* WORK TO COMPLETE: Retype exactly what appears below from the line containing "Recreate this image" down to the line containing "(ua2) at (856,51)", keeping both end lines. Do not include pictures.

(Recorded data)
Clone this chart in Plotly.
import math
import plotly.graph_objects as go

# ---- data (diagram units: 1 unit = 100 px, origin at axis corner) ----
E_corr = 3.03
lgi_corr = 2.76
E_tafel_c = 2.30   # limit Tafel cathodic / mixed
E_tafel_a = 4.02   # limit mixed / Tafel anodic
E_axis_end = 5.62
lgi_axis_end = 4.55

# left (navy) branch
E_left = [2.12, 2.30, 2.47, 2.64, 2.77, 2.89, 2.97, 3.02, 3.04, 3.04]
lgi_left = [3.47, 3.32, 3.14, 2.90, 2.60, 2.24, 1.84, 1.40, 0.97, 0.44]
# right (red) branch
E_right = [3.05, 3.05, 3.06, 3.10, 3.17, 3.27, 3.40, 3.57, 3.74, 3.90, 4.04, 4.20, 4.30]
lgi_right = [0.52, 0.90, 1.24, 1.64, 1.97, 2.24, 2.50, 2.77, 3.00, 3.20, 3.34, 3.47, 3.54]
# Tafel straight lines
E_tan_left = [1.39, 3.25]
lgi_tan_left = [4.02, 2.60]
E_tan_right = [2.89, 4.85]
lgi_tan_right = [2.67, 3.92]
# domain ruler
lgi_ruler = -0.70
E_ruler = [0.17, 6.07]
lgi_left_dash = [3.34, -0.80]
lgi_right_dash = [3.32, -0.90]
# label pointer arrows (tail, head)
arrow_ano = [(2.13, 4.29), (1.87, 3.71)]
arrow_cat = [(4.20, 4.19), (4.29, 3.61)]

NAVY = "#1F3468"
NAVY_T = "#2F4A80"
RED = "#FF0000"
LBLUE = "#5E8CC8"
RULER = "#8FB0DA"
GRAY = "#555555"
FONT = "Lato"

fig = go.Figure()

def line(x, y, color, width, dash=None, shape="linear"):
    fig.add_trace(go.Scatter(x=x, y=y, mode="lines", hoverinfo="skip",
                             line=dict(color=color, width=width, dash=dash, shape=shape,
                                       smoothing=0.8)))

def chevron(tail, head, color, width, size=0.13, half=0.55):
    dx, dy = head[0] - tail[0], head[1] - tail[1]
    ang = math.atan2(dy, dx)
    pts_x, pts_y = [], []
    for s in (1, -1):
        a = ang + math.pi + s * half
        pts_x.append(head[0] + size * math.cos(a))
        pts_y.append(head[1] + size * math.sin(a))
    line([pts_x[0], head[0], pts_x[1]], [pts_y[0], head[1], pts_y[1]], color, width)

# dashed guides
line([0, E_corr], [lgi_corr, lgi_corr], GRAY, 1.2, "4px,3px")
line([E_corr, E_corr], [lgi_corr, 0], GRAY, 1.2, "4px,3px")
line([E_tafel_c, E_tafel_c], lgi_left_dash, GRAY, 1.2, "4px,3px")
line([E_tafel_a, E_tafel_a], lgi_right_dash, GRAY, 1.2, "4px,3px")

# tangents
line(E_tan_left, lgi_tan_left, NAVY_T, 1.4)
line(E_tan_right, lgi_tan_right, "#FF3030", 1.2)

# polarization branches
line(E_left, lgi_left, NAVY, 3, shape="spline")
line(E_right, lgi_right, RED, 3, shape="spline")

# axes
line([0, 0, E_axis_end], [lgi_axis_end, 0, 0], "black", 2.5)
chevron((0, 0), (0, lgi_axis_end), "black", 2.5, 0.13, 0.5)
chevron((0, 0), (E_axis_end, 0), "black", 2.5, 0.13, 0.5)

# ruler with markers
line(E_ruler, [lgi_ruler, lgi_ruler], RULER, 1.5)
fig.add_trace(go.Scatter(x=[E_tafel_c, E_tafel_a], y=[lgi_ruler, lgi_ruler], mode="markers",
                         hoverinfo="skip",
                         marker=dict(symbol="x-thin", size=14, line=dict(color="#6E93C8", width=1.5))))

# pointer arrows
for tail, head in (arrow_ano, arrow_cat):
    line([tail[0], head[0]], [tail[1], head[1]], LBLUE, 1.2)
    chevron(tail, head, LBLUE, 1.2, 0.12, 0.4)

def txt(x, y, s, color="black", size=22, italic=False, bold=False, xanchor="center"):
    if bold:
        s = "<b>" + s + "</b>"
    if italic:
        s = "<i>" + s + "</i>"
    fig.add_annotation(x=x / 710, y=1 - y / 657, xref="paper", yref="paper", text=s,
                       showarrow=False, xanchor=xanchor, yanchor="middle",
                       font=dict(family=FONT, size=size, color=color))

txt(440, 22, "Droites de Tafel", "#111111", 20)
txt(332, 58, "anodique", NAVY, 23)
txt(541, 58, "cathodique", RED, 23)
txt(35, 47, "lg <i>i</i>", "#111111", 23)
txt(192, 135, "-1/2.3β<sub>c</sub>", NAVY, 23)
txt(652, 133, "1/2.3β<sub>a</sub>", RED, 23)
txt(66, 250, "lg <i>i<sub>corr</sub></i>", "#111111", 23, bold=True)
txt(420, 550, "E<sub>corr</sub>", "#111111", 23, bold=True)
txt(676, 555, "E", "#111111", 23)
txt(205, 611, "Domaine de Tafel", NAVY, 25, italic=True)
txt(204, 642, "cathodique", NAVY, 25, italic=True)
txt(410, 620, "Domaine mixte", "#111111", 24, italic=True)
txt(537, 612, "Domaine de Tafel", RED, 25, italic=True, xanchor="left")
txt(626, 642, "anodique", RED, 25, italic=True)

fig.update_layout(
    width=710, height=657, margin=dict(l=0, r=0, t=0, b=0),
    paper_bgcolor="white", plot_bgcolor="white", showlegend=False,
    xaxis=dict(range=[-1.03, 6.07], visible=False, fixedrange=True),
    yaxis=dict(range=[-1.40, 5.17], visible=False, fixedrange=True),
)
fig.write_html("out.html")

...

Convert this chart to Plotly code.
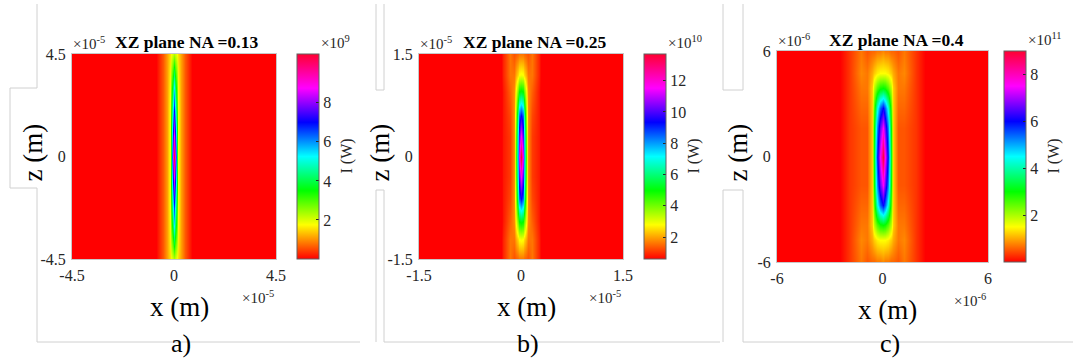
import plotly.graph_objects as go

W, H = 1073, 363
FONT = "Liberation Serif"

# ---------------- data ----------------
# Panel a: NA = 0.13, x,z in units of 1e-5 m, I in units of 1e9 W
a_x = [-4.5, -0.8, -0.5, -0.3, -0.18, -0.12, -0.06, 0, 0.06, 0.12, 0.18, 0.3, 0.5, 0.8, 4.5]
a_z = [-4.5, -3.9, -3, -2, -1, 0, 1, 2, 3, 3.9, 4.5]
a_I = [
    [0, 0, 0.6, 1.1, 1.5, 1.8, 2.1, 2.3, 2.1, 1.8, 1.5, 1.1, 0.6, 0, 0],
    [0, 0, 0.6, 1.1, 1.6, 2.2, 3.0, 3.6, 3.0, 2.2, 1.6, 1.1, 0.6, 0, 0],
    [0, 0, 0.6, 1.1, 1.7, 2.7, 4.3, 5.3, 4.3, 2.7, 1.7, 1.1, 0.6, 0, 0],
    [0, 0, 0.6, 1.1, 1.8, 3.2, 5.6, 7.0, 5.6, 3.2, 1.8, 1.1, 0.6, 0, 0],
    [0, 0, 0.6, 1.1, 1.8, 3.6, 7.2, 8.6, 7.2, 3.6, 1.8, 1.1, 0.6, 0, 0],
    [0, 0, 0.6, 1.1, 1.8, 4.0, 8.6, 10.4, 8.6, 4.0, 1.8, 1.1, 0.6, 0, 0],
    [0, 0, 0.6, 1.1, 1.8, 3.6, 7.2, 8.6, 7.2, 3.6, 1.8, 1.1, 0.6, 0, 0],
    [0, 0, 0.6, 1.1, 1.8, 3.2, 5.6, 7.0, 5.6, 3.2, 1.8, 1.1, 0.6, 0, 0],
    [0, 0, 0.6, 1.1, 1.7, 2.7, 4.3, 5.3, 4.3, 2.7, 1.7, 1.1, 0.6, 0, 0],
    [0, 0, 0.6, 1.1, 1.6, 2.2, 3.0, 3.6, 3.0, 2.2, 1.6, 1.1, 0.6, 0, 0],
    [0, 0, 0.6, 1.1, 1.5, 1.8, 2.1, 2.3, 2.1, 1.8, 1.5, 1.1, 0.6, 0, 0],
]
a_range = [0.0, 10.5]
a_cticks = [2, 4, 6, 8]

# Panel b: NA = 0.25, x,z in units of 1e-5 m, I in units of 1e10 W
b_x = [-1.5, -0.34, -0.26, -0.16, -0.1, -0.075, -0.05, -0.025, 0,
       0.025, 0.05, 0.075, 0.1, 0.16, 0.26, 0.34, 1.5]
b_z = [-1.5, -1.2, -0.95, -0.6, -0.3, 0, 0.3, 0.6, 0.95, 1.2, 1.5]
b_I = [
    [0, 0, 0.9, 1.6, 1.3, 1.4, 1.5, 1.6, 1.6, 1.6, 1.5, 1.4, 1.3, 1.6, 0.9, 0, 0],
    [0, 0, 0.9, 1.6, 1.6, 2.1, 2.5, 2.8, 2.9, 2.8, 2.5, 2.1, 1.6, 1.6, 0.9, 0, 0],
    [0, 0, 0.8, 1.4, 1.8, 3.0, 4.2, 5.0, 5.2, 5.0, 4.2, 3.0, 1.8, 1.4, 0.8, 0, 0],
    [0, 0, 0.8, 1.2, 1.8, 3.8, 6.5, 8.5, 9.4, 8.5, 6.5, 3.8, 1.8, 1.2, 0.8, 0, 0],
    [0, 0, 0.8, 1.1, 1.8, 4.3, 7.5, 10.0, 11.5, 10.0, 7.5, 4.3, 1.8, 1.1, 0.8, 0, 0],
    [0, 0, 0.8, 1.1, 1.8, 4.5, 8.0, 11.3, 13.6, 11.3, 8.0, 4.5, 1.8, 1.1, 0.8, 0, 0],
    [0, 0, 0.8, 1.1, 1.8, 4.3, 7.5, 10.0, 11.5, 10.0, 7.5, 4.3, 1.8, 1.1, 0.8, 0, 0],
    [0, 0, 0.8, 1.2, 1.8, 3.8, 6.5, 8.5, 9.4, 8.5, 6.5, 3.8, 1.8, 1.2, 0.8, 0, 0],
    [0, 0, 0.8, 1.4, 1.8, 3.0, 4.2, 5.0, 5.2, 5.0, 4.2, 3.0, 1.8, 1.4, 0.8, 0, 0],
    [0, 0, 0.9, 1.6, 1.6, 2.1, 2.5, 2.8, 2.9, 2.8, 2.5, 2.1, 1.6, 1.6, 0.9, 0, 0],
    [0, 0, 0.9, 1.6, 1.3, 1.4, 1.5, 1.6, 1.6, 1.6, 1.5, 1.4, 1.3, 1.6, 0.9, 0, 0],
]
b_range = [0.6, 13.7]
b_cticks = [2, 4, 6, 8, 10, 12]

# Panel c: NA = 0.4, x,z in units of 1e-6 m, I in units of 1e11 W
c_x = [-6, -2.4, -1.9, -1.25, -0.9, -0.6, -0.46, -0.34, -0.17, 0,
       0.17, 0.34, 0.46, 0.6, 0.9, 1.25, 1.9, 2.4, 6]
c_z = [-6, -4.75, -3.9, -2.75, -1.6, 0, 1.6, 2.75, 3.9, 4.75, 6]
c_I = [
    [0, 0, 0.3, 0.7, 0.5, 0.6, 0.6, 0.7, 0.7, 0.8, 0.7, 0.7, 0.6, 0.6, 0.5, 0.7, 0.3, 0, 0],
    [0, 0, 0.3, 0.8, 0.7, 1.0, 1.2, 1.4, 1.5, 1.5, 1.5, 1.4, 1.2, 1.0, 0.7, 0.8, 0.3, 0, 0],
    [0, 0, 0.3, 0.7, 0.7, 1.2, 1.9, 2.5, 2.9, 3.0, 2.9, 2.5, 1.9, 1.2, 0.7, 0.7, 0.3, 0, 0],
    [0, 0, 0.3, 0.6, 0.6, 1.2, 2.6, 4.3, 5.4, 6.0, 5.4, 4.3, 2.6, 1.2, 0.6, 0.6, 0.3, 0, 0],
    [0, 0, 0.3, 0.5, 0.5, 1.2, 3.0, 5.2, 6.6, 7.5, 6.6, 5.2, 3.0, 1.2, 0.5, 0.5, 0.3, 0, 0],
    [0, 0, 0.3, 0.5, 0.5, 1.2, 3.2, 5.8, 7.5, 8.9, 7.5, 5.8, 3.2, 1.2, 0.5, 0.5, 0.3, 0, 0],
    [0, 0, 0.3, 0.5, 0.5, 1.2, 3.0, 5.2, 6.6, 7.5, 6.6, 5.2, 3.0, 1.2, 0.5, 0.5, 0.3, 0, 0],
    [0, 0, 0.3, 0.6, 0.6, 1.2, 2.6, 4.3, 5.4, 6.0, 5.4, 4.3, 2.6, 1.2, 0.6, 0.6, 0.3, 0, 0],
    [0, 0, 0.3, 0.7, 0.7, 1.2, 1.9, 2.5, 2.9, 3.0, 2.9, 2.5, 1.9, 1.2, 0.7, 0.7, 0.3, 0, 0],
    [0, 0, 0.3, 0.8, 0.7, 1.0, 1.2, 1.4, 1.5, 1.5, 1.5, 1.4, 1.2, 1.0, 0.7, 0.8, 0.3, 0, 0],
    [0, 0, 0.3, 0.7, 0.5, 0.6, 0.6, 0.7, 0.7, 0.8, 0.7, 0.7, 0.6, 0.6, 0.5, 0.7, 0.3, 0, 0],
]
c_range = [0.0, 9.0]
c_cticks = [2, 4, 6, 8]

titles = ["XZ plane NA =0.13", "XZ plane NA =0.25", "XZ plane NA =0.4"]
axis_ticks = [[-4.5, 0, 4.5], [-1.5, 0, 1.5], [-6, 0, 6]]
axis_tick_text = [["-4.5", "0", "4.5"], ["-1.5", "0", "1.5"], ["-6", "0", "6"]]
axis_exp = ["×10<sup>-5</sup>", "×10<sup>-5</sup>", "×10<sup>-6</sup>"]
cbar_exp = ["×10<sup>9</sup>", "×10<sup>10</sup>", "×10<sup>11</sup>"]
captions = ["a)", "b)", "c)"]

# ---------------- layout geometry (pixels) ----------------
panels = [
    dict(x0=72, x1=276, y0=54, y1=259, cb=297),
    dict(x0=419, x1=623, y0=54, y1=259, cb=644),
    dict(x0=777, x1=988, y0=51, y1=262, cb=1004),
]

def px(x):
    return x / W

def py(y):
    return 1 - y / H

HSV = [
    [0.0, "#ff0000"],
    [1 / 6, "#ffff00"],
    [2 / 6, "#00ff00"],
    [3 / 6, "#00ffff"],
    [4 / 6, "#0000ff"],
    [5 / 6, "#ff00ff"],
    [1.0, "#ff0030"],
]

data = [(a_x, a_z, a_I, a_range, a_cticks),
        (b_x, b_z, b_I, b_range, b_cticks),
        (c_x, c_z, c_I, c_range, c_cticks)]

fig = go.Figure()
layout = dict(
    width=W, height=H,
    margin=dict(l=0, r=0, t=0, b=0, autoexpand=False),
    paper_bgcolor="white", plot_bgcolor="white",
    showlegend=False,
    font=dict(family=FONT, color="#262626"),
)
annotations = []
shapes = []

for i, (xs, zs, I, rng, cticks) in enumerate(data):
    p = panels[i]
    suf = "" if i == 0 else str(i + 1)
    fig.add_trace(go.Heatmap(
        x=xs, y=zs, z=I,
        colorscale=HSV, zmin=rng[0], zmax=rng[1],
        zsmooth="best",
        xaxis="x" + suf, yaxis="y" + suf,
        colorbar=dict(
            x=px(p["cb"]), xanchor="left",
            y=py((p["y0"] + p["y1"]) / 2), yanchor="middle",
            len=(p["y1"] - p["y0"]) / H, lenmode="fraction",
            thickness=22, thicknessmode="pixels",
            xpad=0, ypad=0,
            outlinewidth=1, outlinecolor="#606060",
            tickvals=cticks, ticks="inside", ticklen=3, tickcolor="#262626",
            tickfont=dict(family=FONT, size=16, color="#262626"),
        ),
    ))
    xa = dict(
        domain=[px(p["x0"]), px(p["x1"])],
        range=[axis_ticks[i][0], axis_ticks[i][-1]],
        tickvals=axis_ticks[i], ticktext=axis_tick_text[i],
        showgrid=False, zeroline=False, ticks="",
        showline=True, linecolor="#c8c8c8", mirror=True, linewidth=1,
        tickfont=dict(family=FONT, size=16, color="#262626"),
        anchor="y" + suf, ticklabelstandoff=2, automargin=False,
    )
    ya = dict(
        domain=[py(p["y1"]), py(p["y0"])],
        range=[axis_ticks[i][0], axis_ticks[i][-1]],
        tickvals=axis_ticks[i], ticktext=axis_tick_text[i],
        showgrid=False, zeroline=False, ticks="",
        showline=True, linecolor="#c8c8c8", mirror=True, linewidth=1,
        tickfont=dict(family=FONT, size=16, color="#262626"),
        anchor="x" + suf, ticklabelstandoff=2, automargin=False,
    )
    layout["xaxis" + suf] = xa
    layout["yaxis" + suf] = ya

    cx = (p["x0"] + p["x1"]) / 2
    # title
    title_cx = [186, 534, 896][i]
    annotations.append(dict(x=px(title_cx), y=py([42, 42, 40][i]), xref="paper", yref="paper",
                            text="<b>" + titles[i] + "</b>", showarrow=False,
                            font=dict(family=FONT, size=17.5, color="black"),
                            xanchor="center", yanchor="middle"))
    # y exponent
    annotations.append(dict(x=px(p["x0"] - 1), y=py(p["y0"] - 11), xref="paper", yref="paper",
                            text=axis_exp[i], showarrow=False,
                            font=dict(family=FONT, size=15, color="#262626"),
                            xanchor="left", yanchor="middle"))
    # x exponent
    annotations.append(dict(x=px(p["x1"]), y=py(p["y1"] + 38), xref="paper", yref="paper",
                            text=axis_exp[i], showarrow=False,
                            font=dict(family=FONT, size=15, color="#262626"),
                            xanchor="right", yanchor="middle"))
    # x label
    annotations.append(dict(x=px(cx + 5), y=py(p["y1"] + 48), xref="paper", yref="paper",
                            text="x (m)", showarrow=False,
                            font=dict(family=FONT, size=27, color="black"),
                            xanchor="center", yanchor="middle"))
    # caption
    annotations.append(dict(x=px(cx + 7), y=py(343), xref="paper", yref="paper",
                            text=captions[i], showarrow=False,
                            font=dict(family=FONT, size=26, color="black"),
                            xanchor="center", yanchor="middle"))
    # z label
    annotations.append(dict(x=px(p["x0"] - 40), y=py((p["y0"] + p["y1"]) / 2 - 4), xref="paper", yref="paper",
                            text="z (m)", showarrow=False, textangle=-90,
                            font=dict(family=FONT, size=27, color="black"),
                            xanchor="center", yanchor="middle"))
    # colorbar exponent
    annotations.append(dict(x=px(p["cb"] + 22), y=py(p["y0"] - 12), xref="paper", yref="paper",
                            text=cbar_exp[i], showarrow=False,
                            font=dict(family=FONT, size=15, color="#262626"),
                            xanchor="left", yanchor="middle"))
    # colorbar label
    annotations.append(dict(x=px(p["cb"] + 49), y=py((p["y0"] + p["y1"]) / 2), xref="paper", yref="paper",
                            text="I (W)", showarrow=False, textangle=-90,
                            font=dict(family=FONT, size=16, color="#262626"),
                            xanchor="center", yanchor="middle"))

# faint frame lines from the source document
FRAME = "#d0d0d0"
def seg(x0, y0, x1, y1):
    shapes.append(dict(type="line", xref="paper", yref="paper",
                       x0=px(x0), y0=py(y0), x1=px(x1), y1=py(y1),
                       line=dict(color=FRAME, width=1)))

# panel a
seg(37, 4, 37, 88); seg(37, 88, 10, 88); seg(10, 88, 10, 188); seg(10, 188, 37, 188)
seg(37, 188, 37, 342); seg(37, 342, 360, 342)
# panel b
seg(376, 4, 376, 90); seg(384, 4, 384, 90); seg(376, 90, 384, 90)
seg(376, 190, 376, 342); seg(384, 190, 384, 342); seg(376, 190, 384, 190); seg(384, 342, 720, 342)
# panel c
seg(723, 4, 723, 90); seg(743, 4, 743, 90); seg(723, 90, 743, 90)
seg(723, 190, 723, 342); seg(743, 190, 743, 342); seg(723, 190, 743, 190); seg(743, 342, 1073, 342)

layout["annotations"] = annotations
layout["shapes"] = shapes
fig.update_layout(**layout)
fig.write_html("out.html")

---

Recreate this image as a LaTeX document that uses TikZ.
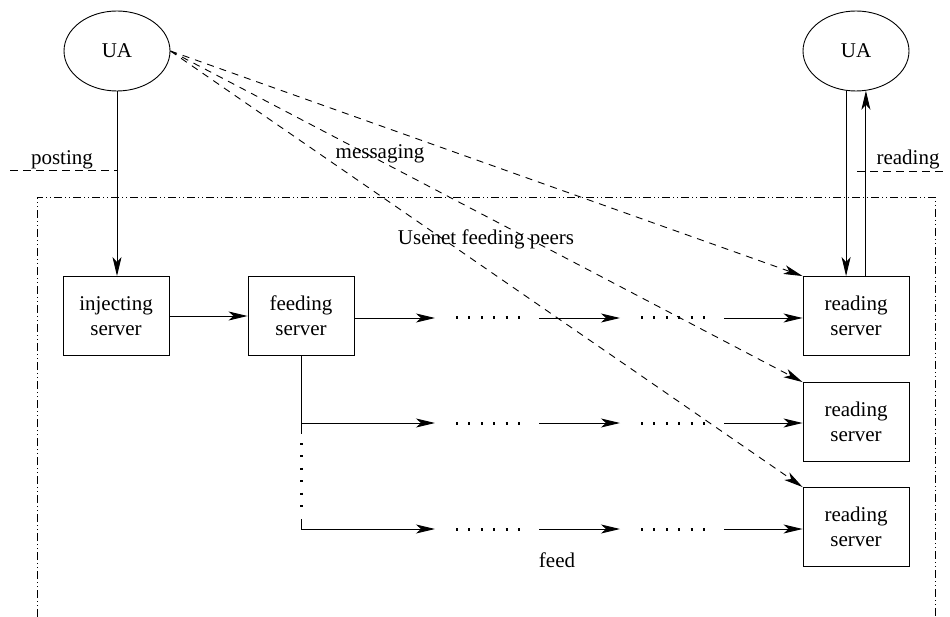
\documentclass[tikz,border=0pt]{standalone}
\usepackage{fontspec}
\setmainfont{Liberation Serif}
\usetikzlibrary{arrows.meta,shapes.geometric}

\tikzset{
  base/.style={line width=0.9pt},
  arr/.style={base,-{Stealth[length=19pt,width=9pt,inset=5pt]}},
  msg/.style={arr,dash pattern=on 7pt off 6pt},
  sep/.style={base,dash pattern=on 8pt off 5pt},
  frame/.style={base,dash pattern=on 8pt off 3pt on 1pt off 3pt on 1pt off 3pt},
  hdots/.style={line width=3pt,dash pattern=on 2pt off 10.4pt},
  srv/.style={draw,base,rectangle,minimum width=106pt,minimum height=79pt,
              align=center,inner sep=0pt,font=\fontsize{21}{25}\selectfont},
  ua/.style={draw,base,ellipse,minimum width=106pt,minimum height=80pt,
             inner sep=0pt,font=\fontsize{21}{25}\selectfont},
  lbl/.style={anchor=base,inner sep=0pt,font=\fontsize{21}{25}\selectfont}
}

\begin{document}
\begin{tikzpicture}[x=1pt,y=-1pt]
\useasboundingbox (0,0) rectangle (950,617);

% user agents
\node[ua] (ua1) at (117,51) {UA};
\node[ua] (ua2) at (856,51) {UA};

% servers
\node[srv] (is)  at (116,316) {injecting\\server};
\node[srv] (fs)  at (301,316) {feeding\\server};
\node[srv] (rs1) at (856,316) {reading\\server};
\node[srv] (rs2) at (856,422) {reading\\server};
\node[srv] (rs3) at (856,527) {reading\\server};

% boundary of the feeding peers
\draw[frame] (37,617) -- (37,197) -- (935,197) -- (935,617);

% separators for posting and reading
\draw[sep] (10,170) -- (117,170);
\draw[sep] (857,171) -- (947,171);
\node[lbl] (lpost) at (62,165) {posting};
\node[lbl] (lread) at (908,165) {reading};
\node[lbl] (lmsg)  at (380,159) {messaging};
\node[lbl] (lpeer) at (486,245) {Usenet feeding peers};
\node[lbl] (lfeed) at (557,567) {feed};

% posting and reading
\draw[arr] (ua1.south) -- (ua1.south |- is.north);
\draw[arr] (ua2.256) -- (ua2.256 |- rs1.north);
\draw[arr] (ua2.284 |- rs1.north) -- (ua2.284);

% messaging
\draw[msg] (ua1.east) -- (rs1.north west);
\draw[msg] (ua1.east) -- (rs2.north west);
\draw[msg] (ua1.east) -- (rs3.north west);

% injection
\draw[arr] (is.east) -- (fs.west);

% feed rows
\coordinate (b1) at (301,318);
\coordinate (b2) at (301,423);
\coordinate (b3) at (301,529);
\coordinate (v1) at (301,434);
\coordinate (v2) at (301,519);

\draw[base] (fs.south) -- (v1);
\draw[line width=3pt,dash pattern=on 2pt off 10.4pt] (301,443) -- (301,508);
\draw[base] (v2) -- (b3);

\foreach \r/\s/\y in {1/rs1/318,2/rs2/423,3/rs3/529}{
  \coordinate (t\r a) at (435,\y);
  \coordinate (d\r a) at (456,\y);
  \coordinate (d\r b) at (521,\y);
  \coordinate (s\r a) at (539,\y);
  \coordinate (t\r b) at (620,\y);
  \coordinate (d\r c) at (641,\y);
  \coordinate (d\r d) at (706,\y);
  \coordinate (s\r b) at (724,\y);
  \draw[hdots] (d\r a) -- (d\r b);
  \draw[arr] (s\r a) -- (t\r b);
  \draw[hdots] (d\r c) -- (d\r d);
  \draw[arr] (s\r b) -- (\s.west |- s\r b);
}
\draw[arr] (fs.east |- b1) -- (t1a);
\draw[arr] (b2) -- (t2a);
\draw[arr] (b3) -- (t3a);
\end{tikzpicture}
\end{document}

* ANSWER FOR THIS EXERCISE:
Recreate this image as a LaTeX document that uses TikZ.
\documentclass[tikz,border=0pt]{standalone}
\usepackage{fontspec}
\setmainfont{Liberation Serif}
\usetikzlibrary{arrows.meta,shapes.geometric}

\tikzset{
  base/.style={line width=0.9pt},
  arr/.style={base,-{Stealth[length=19pt,width=9pt,inset=5pt]}},
  msg/.style={arr,dash pattern=on 7pt off 6pt},
  sep/.style={base,dash pattern=on 8pt off 5pt},
  frame/.style={base,dash pattern=on 8pt off 3pt on 1pt off 3pt on 1pt off 3pt},
  hdots/.style={line width=3pt,dash pattern=on 2pt off 10.4pt},
  srv/.style={draw,base,rectangle,minimum width=106pt,minimum height=79pt,
              align=center,inner sep=0pt,font=\fontsize{21}{25}\selectfont},
  ua/.style={draw,base,ellipse,minimum width=106pt,minimum height=80pt,
             inner sep=0pt,font=\fontsize{21}{25}\selectfont},
  lbl/.style={anchor=base,inner sep=0pt,font=\fontsize{21}{25}\selectfont}
}

\begin{document}
\begin{tikzpicture}[x=1pt,y=-1pt]
\useasboundingbox (0,0) rectangle (950,617);

% user agents
\node[ua] (ua1) at (117,51) {UA};
\node[ua] (ua2) at (856,51) {UA};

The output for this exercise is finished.